2. State funding formulas: Each state has its own formula for distributing funding among school districts. These formulas often consider factors such as enrollment numbers, local economic conditions, and student needs.
3. Federal programs: Schools may receive additional funding through federal programs like Title I, which supports schools with high percentages of low-income students.
Impact of funding on educational outcomes:
Although it’s generally acknowledged that adequate funding is necessary for schools to function effectively, the relationship between school spending and student performance is somewhat complex. Research indicates that increased spending can lead to better student outcomes, particularly for disadvantaged students. However, how the money is spent also plays a significant role in its efficacy. Investments in smaller class sizes, experienced teachers, and sufficient resources tend to yield better results than merely increasing overall funding.

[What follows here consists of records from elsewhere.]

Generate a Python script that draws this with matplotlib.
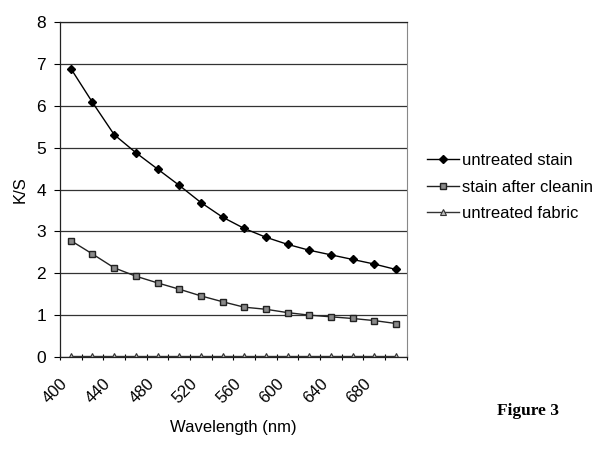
import numpy as np
import matplotlib
matplotlib.use("Agg")
import matplotlib.pyplot as plt
from matplotlib.transforms import ScaledTranslation

# wavelengths (nm), one category every 20 nm
wavelengths = [400, 420, 440, 460, 480, 500, 520, 540, 560, 580, 600, 620, 640, 660, 680, 700]
untreated_stain = [6.89, 6.08, 5.31, 4.88, 4.49, 4.10, 3.69, 3.34, 3.07, 2.86, 2.69, 2.55, 2.44, 2.33, 2.22, 2.09]
stain_after_cleaning = [2.78, 2.46, 2.13, 1.93, 1.77, 1.62, 1.46, 1.32, 1.19, 1.14, 1.06, 1.00, 0.96, 0.92, 0.87, 0.80]
untreated_fabric = [0.02] * 16
series_labels = ['untreated stain', 'stain after cleanin', 'untreated fabric']

plt.rcParams['font.family'] = ['Liberation Sans', 'DejaVu Sans']

fig = plt.figure(figsize=(5.98, 4.58), dpi=100)
ax = fig.add_axes([0.1003, 0.2205, 0.580, 0.7314])

x = np.arange(len(wavelengths))
h1, = ax.plot(x, untreated_stain, color='black', lw=1.0, marker='D', ms=4.5,
              mfc='black', mec='black')
h2, = ax.plot(x, stain_after_cleaning, color='#222222', lw=1.0, marker='s', ms=5,
              mfc='#8a8a8a', mec='#222222', mew=1.0)
h3, = ax.plot(x, untreated_fabric, color='#333333', lw=1.0, marker='^', ms=5,
              mfc='#bdbdbd', mec='#333333', mew=0.8)

ax.set_xlim(-0.5, len(wavelengths) - 0.5)
ax.set_ylim(0, 8)
ax.set_yticks(range(0, 9))
ax.yaxis.grid(True, color='#333333', lw=0.9)
ax.set_axisbelow(True)

ax.set_xticks(x[::2])
ax.set_xticks(np.arange(-0.5, len(wavelengths)), minor=True)
ax.tick_params(axis='x', which='major', length=0, pad=7)
ax.tick_params(axis='x', which='minor', length=4, direction='inout', width=0.8)
ax.tick_params(axis='y', length=4, width=0.8, labelsize=12.5, pad=6)
ax.set_xticklabels([str(w) for w in wavelengths[::2]], rotation=45, ha='right',
                   rotation_mode='anchor', fontsize=12)
# nudge rotated labels down-left like the original
shift = ScaledTranslation(-11 / 100, -9 / 100, fig.dpi_scale_trans)
for lbl in ax.xaxis.get_majorticklabels():
    lbl.set_transform(lbl.get_transform() + shift)

for s in ['left', 'bottom', 'top']:
    ax.spines[s].set_color('#222222')
    ax.spines[s].set_linewidth(0.9)
ax.spines['right'].set_color('#888888')

ax.set_ylabel('K/S', fontsize=12, labelpad=6)
ax.set_xlabel('Wavelength (nm)', fontsize=12, labelpad=10)

fig.legend([h1, h2, h3], series_labels, loc='upper left',
           bbox_to_anchor=(0.703, 0.68), frameon=False, fontsize=12,
           handlelength=1.9, handletextpad=0.2, labelspacing=0.68,
           borderaxespad=0)

fig.text(0.831, 0.093, 'Figure 3', family=['Liberation Serif', 'DejaVu Serif'],
         fontweight='bold', fontsize=12.5)

fig.savefig('out.png', dpi=100)
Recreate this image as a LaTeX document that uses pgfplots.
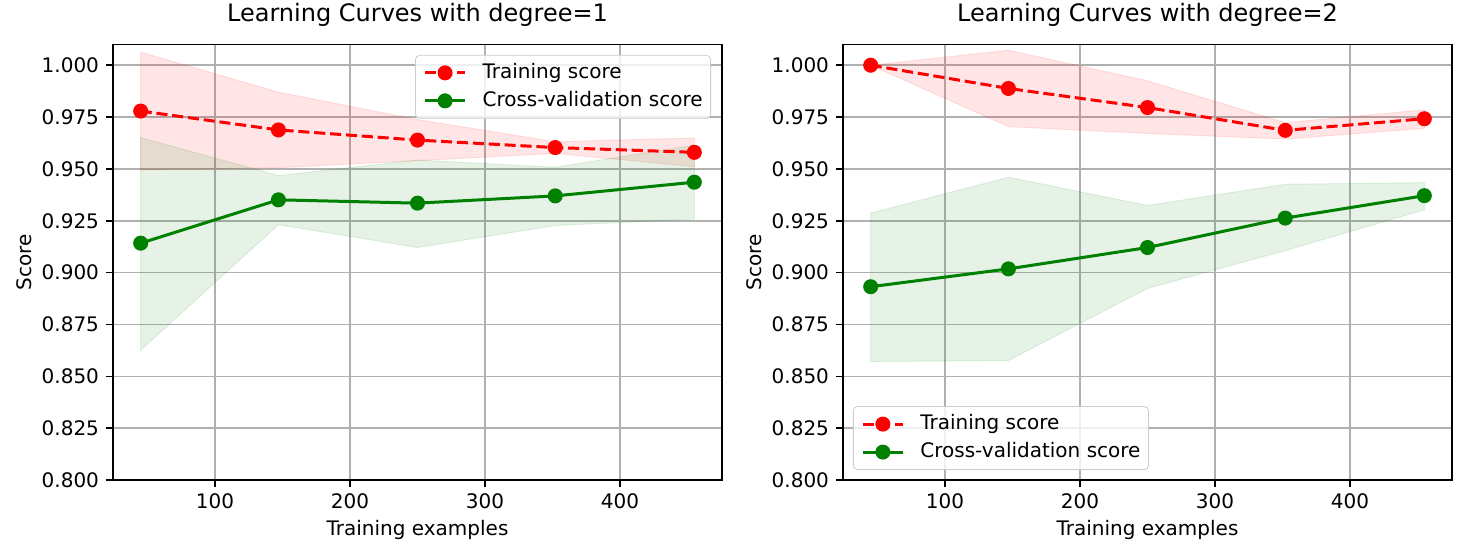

Understanding how much money public schools receive and the factors influencing these amounts is crucial for informed discussions about education policy and investment. Although per-pupil spending averages have increased in recent years, discrepancies among states and school districts persist, which ultimately impacts educational equity. The ongoing challenge for policymakers and educators is ensuring that funds are allocated effectively while promoting equitable access to quality education for all students.